Subject Area Parasitology and Biology of Tropical Infectious Disease Pathogens
Term since 2021
Project identifier Deutsche Forschungsgemeinschaft (DFG) - Project number 491920625
 
Like all living beings, parasites must adapt optimally to an ecological niche. In the case of parasites, this niche is by definition hostile, as the host has developed defence strategies against the invader. Furthermore, the host is often infested by more than one parasite species, so that competition between parasites for the same infection niche can occur. Accordingly, avoiding interspecific competition is an important strategy for the evolutionary success of parasitism. We postulate that adaptations to the physics of the microenvironment play a crucial role in this process. African trypanosomes are unicellular parasites that extracellularly colonise the body fluids of their hosts. Interestingly, two closely related species, T. brucei and T. congolense, can colonise quite different niches in the same host, namely tissue interstitial spaces and the peripheral capillary system.
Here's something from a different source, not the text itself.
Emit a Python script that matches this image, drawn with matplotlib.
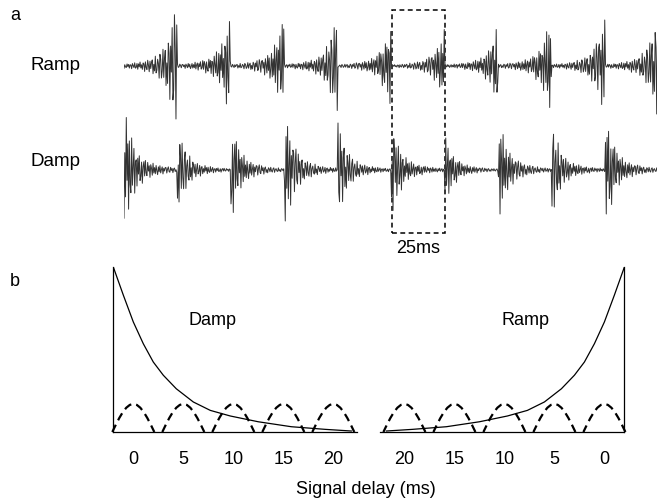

Both parasite species differ only slightly in their body architecture, but significantly in their swimming behaviour and their ability to attach to host cells. In this project, we want to systematically investigate the physical properties and mechanical capabilities of both species. We will measure both the forces the parasites can exert on their environment and determine the forces they have to endure. We will study the parasites in a variety of microenvironments, from microfluidic models of blood flow, tissue fluid and lymph to elaborate skin and adipose tissue models. Using state-of-the-art techniques ranging from real-time deformation cytometry, lattice light sheet microscopy and holography to single-cell RNA-Seq and mesoscale simulations, we aim to measure the physical cross-talk of the parasites with their host niche with unprecedented accuracy. In doing so, we aim to make an important contribution to our understanding of the Physics of Parasitism.